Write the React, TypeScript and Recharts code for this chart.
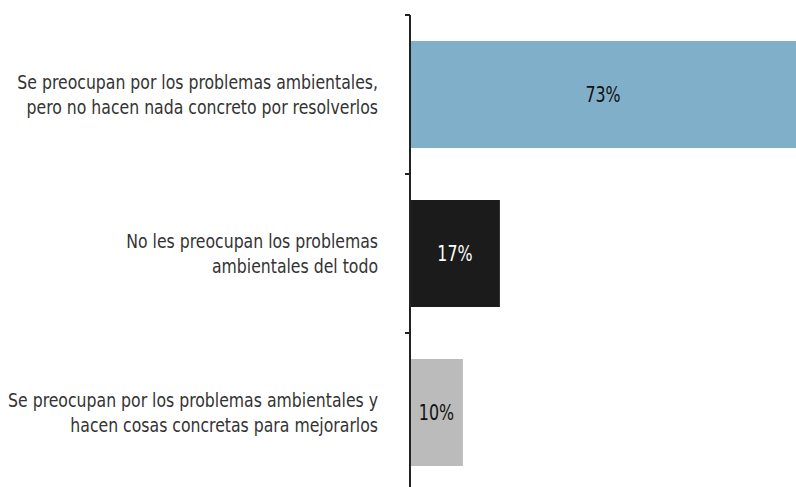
import { BarChart, Bar, XAxis, YAxis, Cell, LabelList } from 'recharts';

const categories = [
  ['Se preocupan por los problemas ambientales,', 'pero no hacen nada concreto por resolverlos'],
  ['No les preocupan los problemas', 'ambientales del todo'],
  ['Se preocupan por los problemas ambientales y', 'hacen cosas concretas para mejorarlos'],
];
const values = [73, 17, 10];
const barColors = ['#80AFC9', '#1B1B1B', '#BBBBBB'];
const labelColors = ['#111111', '#FFFFFF', '#111111'];

const data = categories.map((lines, i) => ({ name: String(i), value: values[i] }));

const FONT = '"DejaVu Sans Condensed", sans-serif';
const BAND = (492 - 15) / categories.length;

function CategoryTick(props: any) {
  const { x, y, payload } = props;
  const lines = categories[Number(payload.value)];
  const top = y - BAND / 2;
  return (
    <g>
      <line x1={x + 3} x2={x + 8} y1={top} y2={top} stroke="#222" strokeWidth={2} />
      {lines.map((line, j) => (
        <text
          key={j}
          transform={`translate(${x - 24},${y + (j - (lines.length - 1) / 2) * 25}) scale(0.895,1)`}
          textAnchor="end"
          dominantBaseline="central"
          fontFamily={FONT}
          fontSize={19.5}
          fill="#333"
        >
          {line}
        </text>
      ))}
    </g>
  );
}

function ValueLabel(props: any) {
  const { x, y, width, height, value, index } = props;
  return (
    <text
      transform={`translate(${x + width / 2},${y + height / 2}) scale(0.8,1)`}
      textAnchor="middle"
      dominantBaseline="central"
      fontFamily={FONT}
      fontSize={22}
      fill={labelColors[index]}
    >
      {value}%
    </text>
  );
}

export default function App() {
  return (
    <div style={{ position: 'absolute', left: 0, top: 0, width: 796, height: 487, overflow: 'hidden', background: '#fff' }}>
      <BarChart
        width={796}
        height={492}
        data={data}
        layout="vertical"
        margin={{ top: 15, right: 0, bottom: 0, left: 0 }}
        barCategoryGap={26}
      >
        <XAxis type="number" hide domain={[0, 'dataMax']} />
        <YAxis
          type="category"
          dataKey="name"
          width={410}
          axisLine={{ stroke: '#222', strokeWidth: 2 }}
          tickLine={false}
          tick={<CategoryTick />}
          interval={0}
        />
        <Bar dataKey="value" isAnimationActive={false}>
          {data.map((d, i) => (
            <Cell key={d.name} fill={barColors[i]} />
          ))}
          <LabelList dataKey="value" content={<ValueLabel />} />
        </Bar>
      </BarChart>
    </div>
  );
}
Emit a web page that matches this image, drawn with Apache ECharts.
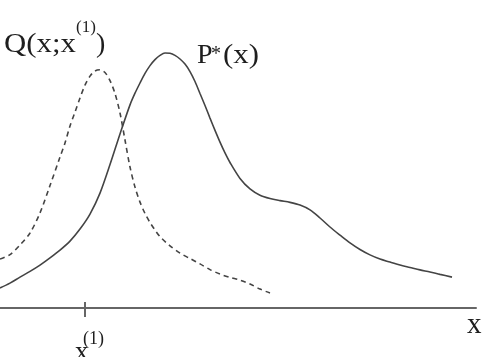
<!DOCTYPE html>
<html>
<head>
<meta charset="utf-8">
<script src="https://cdn.jsdelivr.net/npm/echarts@6/dist/echarts.min.js"></script>
<style>
html,body{margin:0;padding:0;background:#fff;}
#chart{width:500px;height:357px;}
</style>
</head>
<body>
<div id="chart"></div>
<script>
// Target density P*(x): x positions and values
var pX = [0, 10, 20, 30, 40, 50, 60, 70, 80, 90, 100, 110, 120, 130, 135, 140, 145, 150, 155, 160, 165, 170, 175, 180, 185, 190, 195, 200, 205, 210, 215, 220, 225, 230, 240, 250, 260, 270, 280, 290, 300, 310, 320, 330, 340, 350, 360, 370, 380, 390, 400, 410, 420, 430, 440, 452];
var pY = [6.7, 8.3, 10.3, 12.2, 14.3, 16.7, 19.3, 22.3, 26.3, 31.3, 38.3, 47.8, 58, 67.7, 71.6, 75, 78.2, 80.8, 82.8, 84.2, 85, 84.9, 84.2, 83, 81.3, 78.8, 75.5, 71.5, 67.5, 63.3, 59.2, 55.3, 51.7, 48.5, 43.2, 39.7, 37.6, 36.5, 35.8, 35.2, 34.3, 32.7, 30, 27, 24.3, 21.7, 19.5, 17.7, 16.3, 15.3, 14.3, 13.5, 12.7, 12, 11.2, 10.3];
// Proposal density Q(x; x(1)): x positions and values
var qX = [0, 10, 20, 30, 40, 50, 60, 65, 70, 75, 80, 85, 90, 95, 100, 105, 110, 115, 120, 125, 130, 135, 140, 145, 150, 155, 160, 170, 180, 190, 200, 210, 220, 230, 240, 250, 260, 270];
var qY = [16.3, 17.8, 21, 25, 31.7, 40.8, 50.3, 55, 60.7, 65.3, 70, 74.3, 77.3, 79, 79.4, 78.5, 75.8, 71.5, 65, 56, 47, 40.3, 35.3, 31.5, 28.5, 26, 23.8, 20.7, 18.3, 16.5, 14.7, 12.8, 11.3, 10.2, 9.3, 8, 6.3, 5];
// axis tick position x(1)
var tickX = [85];
var tickLabels = ['x'];

function pairs(xs, ys) { return xs.map(function (x, i) { return [x, ys[i]]; }); }

var chart = echarts.init(document.getElementById('chart'), null, {renderer: 'canvas'});
var serif = '"Liberation Serif", "DejaVu Serif", serif';
var txt = '#1e1e1e';
var curve = '#444444';

function label(x, y, text, size, sx) {
  return {type: 'text', x: x, y: y, scaleX: sx || 1,
    style: {text: text, font: size + 'px ' + serif, fill: txt, verticalAlign: 'middle', textVerticalAlign: 'middle'}};
}

chart.setOption({
  animation: false,
  backgroundColor: '#ffffff',
  grid: {left: 0, right: 24, top: 8, bottom: 4},
  xAxis: {
    type: 'value', min: 0, max: 476,
    axisLine: {show: true, onZero: true, lineStyle: {color: '#666666', width: 2}},
    axisTick: {show: false}, axisLabel: {show: false}, splitLine: {show: false}
  },
  yAxis: {
    type: 'value', min: -15, max: 100, show: false, splitLine: {show: false}
  },
  series: [
    {
      name: 'P', type: 'line', data: pairs(pX, pY), smooth: 0.3, showSymbol: false,
      lineStyle: {color: curve, width: 1.6},
      markLine: {
        silent: true, symbol: 'none', label: {show: false},
        lineStyle: {color: '#666666', width: 2, type: 'solid'},
        data: tickX.map(function (t) { return [{coord: [t, 2]}, {coord: [t, -3]}]; })
      }
    },
    {
      name: 'Q', type: 'line', data: pairs(qX, qY), smooth: 0.3, showSymbol: false,
      lineStyle: {color: curve, width: 1.6, type: [5, 4]}
    }
  ],
  graphic: [
    label(4, 45, 'Q(x;x', 28, 1.1),
    label(76, 28, '(1)', 17),
    label(96, 45, ')', 28),
    label(197, 56, 'P', 28),
    label(211, 55, '*', 20),
    label(223, 56, '(x)', 28, 1.1),
    label(467, 325, 'x', 29),
    label(75, 353, tickLabels[0], 27),
    label(83, 339, '(1)', 18)
  ]
});
</script>
</body>
</html>
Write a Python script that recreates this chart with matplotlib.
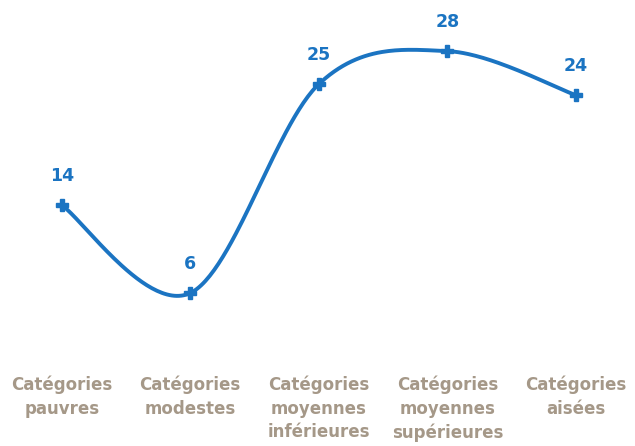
import numpy as np
import matplotlib
matplotlib.use("Agg")
import matplotlib.pyplot as plt

categories = ["Catégories\npauvres", "Catégories\nmodestes", "Catégories\nmoyennes\ninférieures",
              "Catégories\nmoyennes\nsupérieures", "Catégories\naisées"]
values = [14, 6, 25, 28, 24]

BLUE = "#1b74c2"
TAUPE = "#a59888"

def smooth(xs, ys, n=60, t=1/6):
    xs = np.asarray(xs, float); ys = np.asarray(ys, float)
    px, py = [], []
    for i in range(len(xs) - 1):
        x0, y0 = xs[max(i - 1, 0)], ys[max(i - 1, 0)]
        x1, y1 = xs[i], ys[i]
        x2, y2 = xs[i + 1], ys[i + 1]
        x3, y3 = xs[min(i + 2, len(xs) - 1)], ys[min(i + 2, len(xs) - 1)]
        c1x, c1y = x1 + (x2 - x0) * t, y1 + (y2 - y0) * t
        c2x, c2y = x2 - (x3 - x1) * t, y2 - (y3 - y1) * t
        s = np.linspace(0, 1, n)
        bx = (1-s)**3*x1 + 3*(1-s)**2*s*c1x + 3*(1-s)*s**2*c2x + s**3*x2
        by = (1-s)**3*y1 + 3*(1-s)**2*s*c1y + 3*(1-s)*s**2*c2y + s**3*y2
        px.extend(bx); py.extend(by)
    return np.array(px), np.array(py)

fig = plt.figure(figsize=(6.35, 4.46), dpi=100)
ax = fig.add_axes([0, 0.195, 1, 0.789])
x = np.arange(len(values))
sx, sy = smooth(x, values)
ax.plot(sx, sy, color=BLUE, lw=2.8, solid_capstyle="round")
ax.plot(x, values, ls="none", marker="P", ms=8, color=BLUE, mec=BLUE)
for xi, v in zip(x, values):
    ax.annotate(str(v), (xi, v), xytext=(0, 14.5), textcoords="offset points",
                ha="center", va="bottom", color=BLUE, fontsize=12.5, fontweight="bold")
ax.set_xlim(-0.48, 4.46)
ax.set_ylim(0, 32)
ax.set_xticks(x)
ax.set_xticklabels(categories, color=TAUPE, fontsize=12, fontweight="bold", linespacing=1.38, va="top")
ax.tick_params(axis="x", length=0, pad=12)
ax.set_yticks([])
for s in ax.spines.values():
    s.set_visible(False)
fig.savefig("out.png", dpi=100)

▶ GIVEN INSTRUCTION
Please return, exactly as written, the lines from the first line of the records above through the line containing "YAxis, Cell, LabelList", both included, leaving out any pictures.

▶ PROBLEM SOLUTION
Write the React, TypeScript and Recharts code for this chart.
import { BarChart, Bar, XAxis, YAxis, Cell, LabelList } from 'recharts';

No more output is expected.